Borderers clash under a brooding night sky.

This was one of those games that goes terribly for both sides! It didn't take the English Watch long to detect the force of Scots emerging out of the darkness. As the English Border horse made a fighting retreat back to the camp the Scots captain and his mounted retinue reached the cattle and set them loose. As the English camp awoke hearing the noise of skirmishing in the night followed by the sounds of the stampeding livestock all looked to be going perfectly for the Scots.

The tide of the game then turned because the cattle did not stampede into the English camp as intended but rather into the advancing Scots, running over some of the units multiple times! As the Scots were thrown into chaos by their own doing the English advanced in formation. Dacre's archers began to increase the Scots casualties and although "the devil was sene amongest" the cattle on numerous occasions it had no adverse affect on the English force. Perhaps Dacre just conjured up this tale after the encounter to cover up his mistake?

Forcing the English Border horse back the Scots manage to scatter the cattle.

"the lorde Darcres men sayd that the devil was sene amongest them"

The cattle rampage through the Scots lines causing complete chaos and scattering them!

A group of Scots men at arms engages briefly with some of Dacre's Billmen but are forced back. This is the only hand to hand fighting of this chaotic night fight.

Having been completely disorganised by the cattle and coming under a hail of arrows from the now awakened English camp the Scots retreat. They have deprived the English of the cattle but have been completely disorganised in the process while the English remain in formation.

As the Scots raiding party crumbled the dismounted Borderers and Scots men at arms attempted to advance on the English camp. A group of English billmen charged the Scots men at arms who were pushed back in a very brief melee. Under a withering hail of arrows these Scots units then began to withdraw. They had successfully driven off the herd of cattle, which Dacre's men had made little attempt to retrieve, but had been heavily mauled, by English arrows and the hooves of the cattle in the process!

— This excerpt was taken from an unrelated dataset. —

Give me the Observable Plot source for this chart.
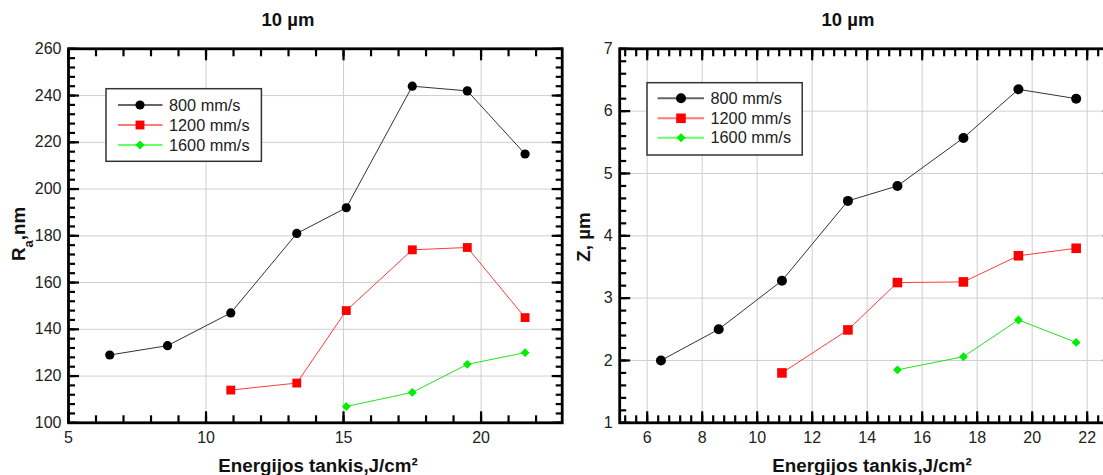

These were a fun couple of games. The hidden unit technique in the first game, while denying us of the opportunity to set the armies out in their full splendour at the start, made for a very exciting and close fight. I think that may be one of the closest games we have had yet where it swung back and forth very quickly. The second game was amusing as it was such a disaster for both of us with neither Stuart or myself really achieving the objectives of our forces. It was also nice to have a chance to represent the cut and thrust of border warfare that was a common feature of Anglo-Scots relations in Henry VIII's reign. I look forward to our next clash of arms whenever that may be.

Sunday, 15 March 2020

Ottoman Sipahis and Guns

The next instalment of the Ottoman army is complete. A pair of Ottoman guns and a unit of Sipahis, a word meaning "Soldier" in Persian. Those shown here are "Timariots". In some ways they were similar to the earlier feudal Knights of Western Europe. Timariots were the cavalrymen in the Ottoman army who were given a "Timar", being an area of land allotted to the Timariot from which he would collect revenue from the agricultural output in return for military service. There were also Sipahis of the Porte, salaried household cavalry, which I intend to cover at some point as well.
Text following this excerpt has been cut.